Sit with those questions for a second.
I want to share two stories with you: one from my days as a basketball official and another from my time as a classroom teacher.
A lesson from the basketball court
“Just so you know, that coach will yell at you all the time, so just ignore him unless he does something really egregious.”
As a new referee, this was advice given to me by a veteran official before a game, when we were discussing the coaches of the teams playing that night. Something didn’t sit right with me because in what job do you just let someone yell at you the entire time? But, hey, I grew up watching the NBA, and it kind of just seemed to be the standard for what you had to do as a referee.
“So what about the other coach?”
I was told that he doesn’t say much, so not to worry about him
As the game went on, my partner was right.
The one coach would not stop yelling. It was constant, and you basically learned to ignore him, since it felt like background noise.
(Side note…Another lesson I learned from this is that the more you talk when you really have nothing to say, the less people will listen.)
The other coach, though, really didn’t say anything.
Until the second half.
My partner had missed a call (or at least that was the perception), and the quiet coach started yelling at him. He was given a quick warning, continued on, and then assessed a technical foul. The amazing thing about this moment was that the other guy quieted his voice for the first time, and replaced it with clapping at the advantage he had just received.
Honestly, I was new to this role, but something didn’t sit right with me.
The other coach wasn’t just yelling the entire game. He was tiptoeing on the line of being disrespectful and blatantly rude, but it was just ignored. The other coach did something similar in a single moment and was penalized.
It obviously seemed unfair, but it stuck with me because it reminded me of a lesson taught to me by a student only a few years prior.
A lesson from the classroom.
There was one student in my class who excelled not only academically but also in extracurricular activities. She was a tremendous basketball player and also very community-oriented, volunteering with younger students at the school to support teachers. I had high expectations for her, but she had high expectations for herself.
One day, totally out of character, she was being a bit disruptive in the classroom, and honestly, I was pretty firm in my response that it was unacceptable. She knew it, and nothing needed to be said past that moment.
A few weeks (if not months) later, it happened again.
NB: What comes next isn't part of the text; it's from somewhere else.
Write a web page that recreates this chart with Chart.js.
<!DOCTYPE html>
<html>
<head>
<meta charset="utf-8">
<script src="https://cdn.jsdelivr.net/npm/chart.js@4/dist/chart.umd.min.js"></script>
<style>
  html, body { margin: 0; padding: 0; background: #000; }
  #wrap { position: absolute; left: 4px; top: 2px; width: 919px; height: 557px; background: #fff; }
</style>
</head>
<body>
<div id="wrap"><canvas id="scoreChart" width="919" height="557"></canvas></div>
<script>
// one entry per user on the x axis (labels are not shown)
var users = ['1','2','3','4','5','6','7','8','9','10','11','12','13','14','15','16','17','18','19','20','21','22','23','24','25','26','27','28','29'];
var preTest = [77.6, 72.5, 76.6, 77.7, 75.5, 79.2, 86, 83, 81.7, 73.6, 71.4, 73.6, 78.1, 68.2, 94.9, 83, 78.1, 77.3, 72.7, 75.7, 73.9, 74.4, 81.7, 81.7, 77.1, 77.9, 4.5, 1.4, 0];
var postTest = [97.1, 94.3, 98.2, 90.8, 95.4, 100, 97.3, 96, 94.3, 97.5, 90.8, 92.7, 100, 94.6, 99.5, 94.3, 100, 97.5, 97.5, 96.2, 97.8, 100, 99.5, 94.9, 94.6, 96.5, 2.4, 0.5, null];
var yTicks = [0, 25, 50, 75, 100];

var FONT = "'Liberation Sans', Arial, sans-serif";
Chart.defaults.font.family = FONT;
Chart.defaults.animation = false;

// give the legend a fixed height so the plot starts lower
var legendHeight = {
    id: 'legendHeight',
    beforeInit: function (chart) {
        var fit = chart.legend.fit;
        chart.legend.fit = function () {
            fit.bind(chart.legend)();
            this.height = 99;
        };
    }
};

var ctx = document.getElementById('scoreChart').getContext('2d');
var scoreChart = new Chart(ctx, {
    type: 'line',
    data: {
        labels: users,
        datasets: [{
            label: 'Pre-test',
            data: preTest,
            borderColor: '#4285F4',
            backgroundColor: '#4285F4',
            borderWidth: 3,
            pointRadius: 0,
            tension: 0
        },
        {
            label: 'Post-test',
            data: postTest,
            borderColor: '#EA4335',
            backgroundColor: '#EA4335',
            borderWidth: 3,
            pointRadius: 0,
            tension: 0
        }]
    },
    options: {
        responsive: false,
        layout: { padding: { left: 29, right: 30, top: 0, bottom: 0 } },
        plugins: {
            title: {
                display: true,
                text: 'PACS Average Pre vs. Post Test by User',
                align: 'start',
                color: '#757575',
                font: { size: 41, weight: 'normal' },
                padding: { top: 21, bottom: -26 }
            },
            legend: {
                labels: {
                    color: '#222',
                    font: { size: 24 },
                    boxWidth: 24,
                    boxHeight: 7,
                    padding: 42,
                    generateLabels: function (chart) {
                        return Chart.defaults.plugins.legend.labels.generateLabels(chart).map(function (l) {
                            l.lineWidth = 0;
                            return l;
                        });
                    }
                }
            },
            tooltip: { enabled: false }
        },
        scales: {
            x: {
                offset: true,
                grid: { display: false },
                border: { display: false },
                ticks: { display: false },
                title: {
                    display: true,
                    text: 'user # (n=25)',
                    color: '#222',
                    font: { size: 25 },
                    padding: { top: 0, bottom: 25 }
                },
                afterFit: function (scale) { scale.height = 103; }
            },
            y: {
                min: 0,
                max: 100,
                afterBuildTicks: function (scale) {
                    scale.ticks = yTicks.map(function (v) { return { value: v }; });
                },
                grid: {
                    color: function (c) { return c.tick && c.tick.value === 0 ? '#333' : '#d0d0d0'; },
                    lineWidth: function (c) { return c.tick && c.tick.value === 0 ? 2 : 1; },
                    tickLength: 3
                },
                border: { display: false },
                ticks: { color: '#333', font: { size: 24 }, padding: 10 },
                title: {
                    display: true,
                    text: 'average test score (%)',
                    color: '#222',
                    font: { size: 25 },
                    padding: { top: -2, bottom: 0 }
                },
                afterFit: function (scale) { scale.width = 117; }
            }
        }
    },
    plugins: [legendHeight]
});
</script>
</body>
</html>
Her behavior was out of character, and I again shared that it was unacceptable.
Instead of staying quiet, she looked at me and said, “Mr. C…I am good 99% of the time, and if I make one mistake, you get on my case, but other students in class are constantly disrupting, and if they are good once, you praise them. That doesn’t seem really fair.”
Now, her percentages were off, but her perception was right.
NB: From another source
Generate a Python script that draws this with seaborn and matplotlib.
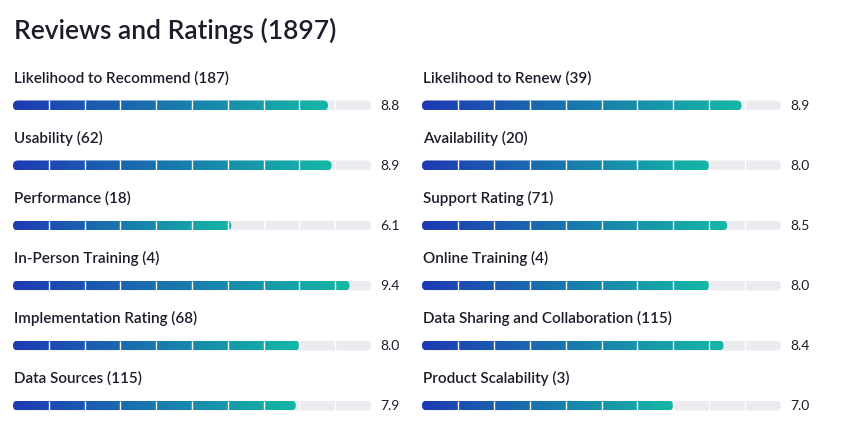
import numpy as np
import pandas as pd
import seaborn as sns
import matplotlib.pyplot as plt
from matplotlib.colors import LinearSegmentedColormap
from matplotlib.patches import FancyBboxPatch

title = "Reviews and Ratings (1897)"

left_names = ["Likelihood to Recommend", "Usability", "Performance",
              "In-Person Training", "Implementation Rating", "Data Sources"]
left_counts = [187, 62, 18, 4, 68, 115]
left_scores = [8.8, 8.9, 6.1, 9.4, 8.0, 7.9]

right_names = ["Likelihood to Renew", "Availability", "Support Rating",
               "Online Training", "Data Sharing and Collaboration", "Product Scalability"]
right_counts = [39, 20, 71, 4, 115, 3]
right_scores = [8.9, 8.0, 8.5, 8.0, 8.4, 7.0]

MAX_SCORE = 10
W, H = 861, 436
TEXT = "#1c1d2b"
TRACK = "#ebebf0"
cmap = LinearSegmentedColormap.from_list("rating", ["#1e3ab4", "#14b8a6"])

sns.set_theme(style="white")
plt.rcParams["font.family"] = ["Lato", "DejaVu Sans"]

fig = plt.figure(figsize=(W / 100, H / 100), dpi=100)
fig.patch.set_facecolor("white")


def px_box(x, y, w, h):
    return [x / W, 1 - (y + h) / H, w / W, h / H]


def rounded(ax, rect, wpx, hpx, **kw):
    x, y, w, h = rect.get_x(), rect.get_y(), rect.get_width(), rect.get_height()
    rx = (hpx / 2) * MAX_SCORE / wpx
    ry = h / 2
    patch = FancyBboxPatch((x, y), w, h, boxstyle=f"round,pad=0,rounding_size={rx}",
                           mutation_aspect=ry / rx, **kw)
    ax.add_patch(patch)
    return patch


def draw_rating(x0, wpx, row, name, count, score):
    hpx = 10
    ax = fig.add_axes(px_box(x0, 100.5 + 60 * row, wpx, hpx))
    sns.barplot(x=[MAX_SCORE], y=[0], orient="h", color=TRACK, ax=ax)
    sns.barplot(x=[score], y=[0], orient="h", color="#14b8a6", ax=ax)
    track_rect, fill_rect = ax.patches[0], ax.patches[1]
    track_rect.remove()
    fill_rect.remove()

    rounded(ax, track_rect, wpx, hpx, facecolor=TRACK, edgecolor="none", zorder=1)
    fill = rounded(ax, fill_rect, wpx, hpx, facecolor="none", edgecolor="none", zorder=2)
    y0 = fill_rect.get_y()
    y1 = y0 + fill_rect.get_height()
    im = ax.imshow(np.linspace(0, 1, 256)[None, :], extent=[0, score, y0, y1],
                   cmap=cmap, aspect="auto", zorder=2)
    im.set_clip_path(fill)
    ax.vlines(np.arange(1, MAX_SCORE), y0, y1, colors="white", lw=1.0, zorder=3)

    ax.set_xlim(0, MAX_SCORE)
    ax.set_ylim(y0, y1)
    ax.set_axis_off()

    ax.annotate(f"{score:.1f}", xy=(1, 0.5), xycoords="axes fraction",
                xytext=(9, -0.5), textcoords="offset pixels", va="center",
                fontsize=10, color=TEXT)
    ax.annotate(f"{name} ({count})", xy=(0, 1), xycoords="axes fraction",
                xytext=(1, 17.5), textcoords="offset pixels", va="baseline",
                fontsize=11, color=TEXT, fontweight="semibold")


for i in range(len(left_names)):
    draw_rating(13, 358, i, left_names[i], left_counts[i], left_scores[i])
for i in range(len(right_names)):
    draw_rating(422, 359, i, right_names[i], right_counts[i], right_scores[i])

fig.text(14 / W, 1 - 39 / H, title, va="baseline", fontsize=19, color=TEXT,
         fontweight="semibold")

fig.savefig("out.png", dpi=100, facecolor="white")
I was way tougher on her for one mistake than I was on others, because she rarely acted up. It always stuck with me. So much so that I saw the unfairness not only on the basketball court years later, but also in school administration.
In “Forward, Together,” I shared the following regarding how easy it is to “punish” staff members who go above and beyond, while ignoring those who seem disinterested at best and toxic at worst.
What do we often do to that 80 percent?
Ignore them or sometimes even punish them by adding more work to their plates because we know they are likely to say yes with a smile while slowly pushing them to burnout for doing a good job…What you promote shifts the responsibility to focus on what “we permit” as a community.
Elevate the 80 percent, and it will get closer to 100 percent.
Listen…everyone has different personalities and circumstances, and I am a big believer in treating people as individuals.
But when you set an individual bar too low for some and to the point of perfection for others, the expectations for all will be lowered.
And wherever you set that expectation, as a teacher, administrator, or even referee, that becomes the culture.
Because people are watching carefully what gets corrected, what gets ignored, and who gets treated differently, and they start to wonder.
“Does consistency matter here?”
“Do expectations apply equally?”
“Why try if I am going to be punished for a simple mistake?”
Ironically, the people who care the most are often the ones most affected by inconsistent standards. They hold themselves accountable already. When every small mistake is magnified while poor behavior from others is expected and excused, people who hold themselves to those high standards will eventually feel defeated.
When we excuse poor behavior long enough, it becomes normalized.
And when we punish excellence too often, it becomes unsustainable.
Great classrooms, teams, and organizations are built by creating cultures where everyone knows they matter, everyone knows they are capable of growth, and everyone is held to standards rooted in respect.